Of course, but if socializing increases output, then aren't they the same thing?

Correct. Which is one of the reasons many people who transition to management from tech suck at it: Humans are not machines. If they have problems outside their work those problems will leak into the work and will influence it. So, you better try to help them if you expect them to work at their best capacity. Or you ignore it, bleed people out and then cry that no one there does good work, everyone quits all the time and you are such a misunderstood poor manager.

The idea that you can just hire people who will never feel lonely (or have some other problems in their life) is in itself quite amusing.

At every job I've ever worked, you're paid for your output, not to socialize.

There are three kinds of power in an organization role, expert, and relationship. Role power is actually the least effective and relationship power is the most.

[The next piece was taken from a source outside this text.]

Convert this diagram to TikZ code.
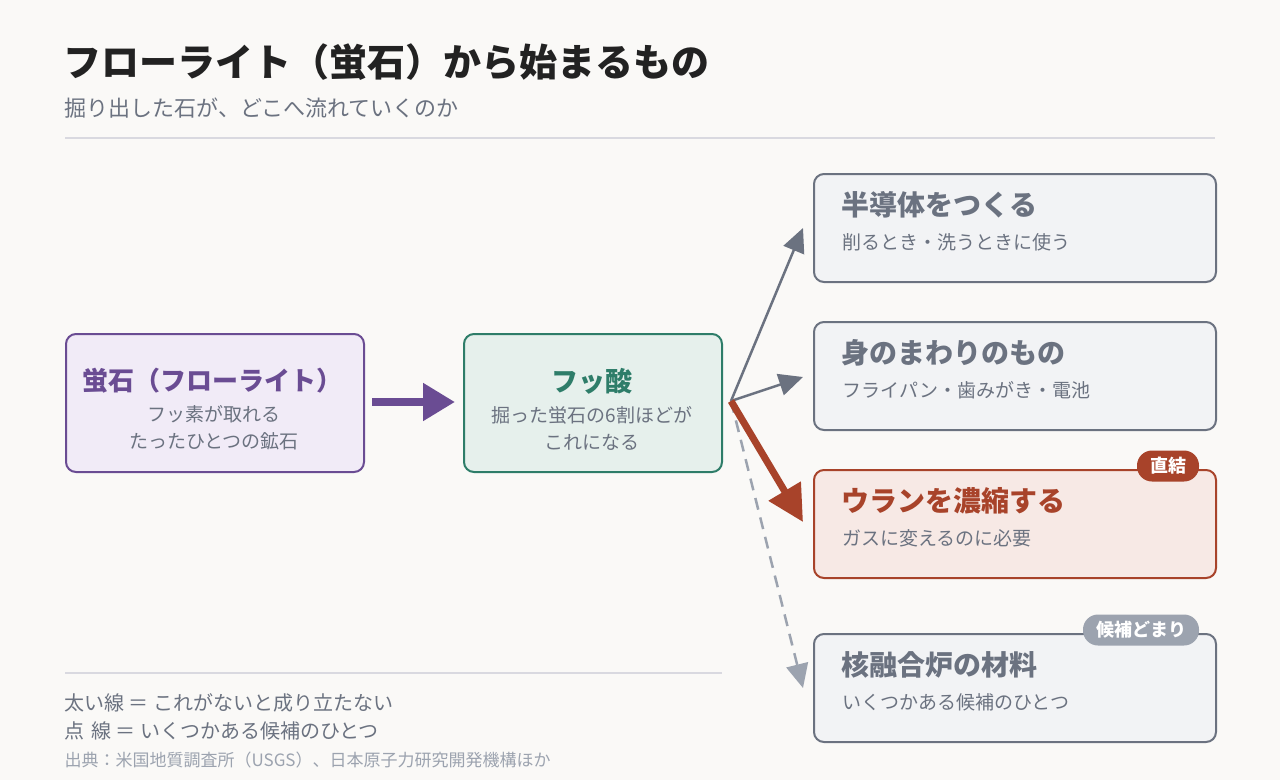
\documentclass[tikz,border=0pt]{standalone}
\usepackage{fontspec}
\setmainfont{Noto Sans CJK JP}
\usetikzlibrary{arrows.meta}
\definecolor{bgc}{HTML}{FAF9F7}
\definecolor{ink}{HTML}{222222}
\definecolor{sub}{HTML}{6B7280}
\definecolor{pur}{HTML}{6A4C93}
\definecolor{purf}{HTML}{F1EBF7}
\definecolor{grn}{HTML}{2E7D69}
\definecolor{grnf}{HTML}{E6F0EC}
\definecolor{gry}{HTML}{6B7280}
\definecolor{gryf}{HTML}{F2F3F5}
\definecolor{red}{HTML}{A8432A}
\definecolor{redf}{HTML}{F7E9E5}
\definecolor{lgr}{HTML}{9CA3AF}
\definecolor{rule}{HTML}{D9D9E0}
\tikzset{
  box/.style={draw=#1, line width=2pt, rounded corners=10pt, anchor=north west},
  ttl/.style={anchor=west, font=\bfseries\fontsize{28}{32}\selectfont},
  txt/.style={anchor=west, text=sub, font=\fontsize{19}{22}\selectfont},
  badge/.style={fill=#1, rounded corners=15pt, text=white, minimum height=31pt, inner xsep=13pt, font=\bfseries\fontsize{18}{20}\selectfont}
}
\begin{document}
\begin{tikzpicture}[x=1pt,y=-1pt]
  \fill[bgc] (0,0) rectangle (1280,780);
  \useasboundingbox (0,0) rectangle (1280,780);
  % header
  \node[anchor=west, text=ink, font=\bfseries\fontsize{38}{42}\selectfont] (title) at (60,62) {フローライト（蛍石）から始まるもの};
  \node[anchor=west, text=sub, font=\fontsize{22}{26}\selectfont] (subtitle) at (61,108) {掘り出した石が、どこへ流れていくのか};
  \draw[rule, line width=1.5pt] (65,138) -- (1215,138);
  % source boxes
  \node[box=pur, fill=purf, minimum width=298pt, minimum height=138pt] (fluo) at (65,333) {};
  \node[text=pur, font=\bfseries\fontsize{26}{30}\selectfont] (fluot) at (212,381) {蛍石（フローライト）};
  \node[text=sub, align=center, font=\fontsize{19}{27}\selectfont] (fluos) at (214,428) {フッ素が取れる\\たったひとつの鉱石};
  \node[box=grn, fill=grnf, minimum width=258pt, minimum height=138pt] (hf) at (463,333) {};
  \node[text=grn, font=\bfseries\fontsize{27}{30}\selectfont] (hft) at (592,381) {フッ酸};
  \node[text=sub, align=center, font=\fontsize{19}{27}\selectfont] (hfs) at (592,428) {掘った蛍石の6割ほどが\\これになる};
  \draw[pur, line width=8pt, -{Triangle[length=32pt,width=36pt]}] (372,402) -- (455,402);
  % uses
  \node[box=gry, fill=gryf, minimum width=402pt, minimum height=108pt] (semi) at (813,173) {};
  \node[ttl, text=gry] at (838,205) {半導体をつくる};
  \node[txt] at (839,242) {削るとき・洗うときに使う};
  \node[box=gry, fill=gryf, minimum width=402pt, minimum height=108pt] (life) at (813,321) {};
  \node[ttl, text=gry] at (838,353) {身のまわりのもの};
  \node[txt] at (839,390) {フライパン・歯みがき・電池};
  \node[box=red, fill=redf, minimum width=402pt, minimum height=108pt] (uran) at (813,469) {};
  \node[ttl, text=red] at (838,501) {ウランを濃縮する};
  \node[txt] at (839,538) {ガスに変えるのに必要};
  \node[box=gry, fill=gryf, minimum width=402pt, minimum height=108pt] (fus) at (813,633) {};
  \node[ttl, text=gry] at (838,665) {核融合炉の材料};
  \node[txt] at (839,702) {いくつかある候補のひとつ};
  \node[badge=red] (direct) at (1168,466) {直結};
  \node[badge=lgr] (cand) at (1141,630) {候補どまり};
  % flows
  \coordinate (fork) at (731,401);
  \coordinate (toSemi) at (803,228);
  \coordinate (toLife) at (803,377);
  \coordinate (toUran) at (803,522);
  \coordinate (toFus) at (803,688);
  \draw[gry, line width=2.5pt, -{Triangle[length=24pt,width=22pt]}] (fork) -- (toSemi);
  \draw[gry, line width=2.5pt, -{Triangle[length=24pt,width=22pt]}] (fork) -- (toLife);
  \draw[lgr, line width=2.5pt, dash pattern=on 12pt off 8pt, -{Triangle[length=24pt,width=22pt]}] (fork) -- (toFus);
  \draw[red, line width=7pt, -{Triangle[length=36pt,width=36pt]}] (fork) -- (toUran);
  % legend
  \draw[rule, line width=1.5pt] (65,673) -- (722,673);
  \node[anchor=west, text=sub, font=\fontsize{20}{22}\selectfont] at (61,703) {太い線 ＝ これがないと成り立たない};
  \node[anchor=west, text=sub, font=\fontsize{20}{22}\selectfont] at (61,731) {点\,\,線 ＝ いくつかある候補のひとつ};
  \node[anchor=west, text=lgr, font=\fontsize{17}{20}\selectfont] at (61,760) {出典：米国地質調査所（USGS）、日本原子力研究開発機構ほか};
\end{tikzpicture}
\end{document}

It took me awhile to learn that. I've gotten a lot further in my career over the last 10 years than the 10 years before that based on building professional relationships and networks both inside and outside of work than I could have solely by becoming more of an "expert". I know people who are just as smart as I am and many who are better technically who haven't gotten as far because they don't build relationships, don't know how manage up, and can't interview well.

I work at a company that has grown and gotten very beuracratic. Other people on the team - including managers - who aren't as effective at getting things done because they have to go through official channels. I've been able to just send a message with a request directly to a person who I knew could do it, get it done and then go through the official process for documentation.

Have you ever been paid for eating lunch, drinking coffee or going to the bathroom?

Management is not required to keep me happy, but I'm also not required to work there.

The only thing management can do to "keep me happy" is to pay me market value and keep me on new technology so I can stay employable. If neither of those are true, I don't stay there.

I don't socialize at work to gain friends, I socialize to gain allies. I've had 5 jobs over 10 years.

I mean the fact that it does is the problem, and it shouldn't be on managers to fix it. You're lonely, your problem.

The funny thing is, for all your cynicism, the world is actually far bleaker than even you paint it. A manager sees being friends with your cow-orkers as a lever to extract unpaid overtime.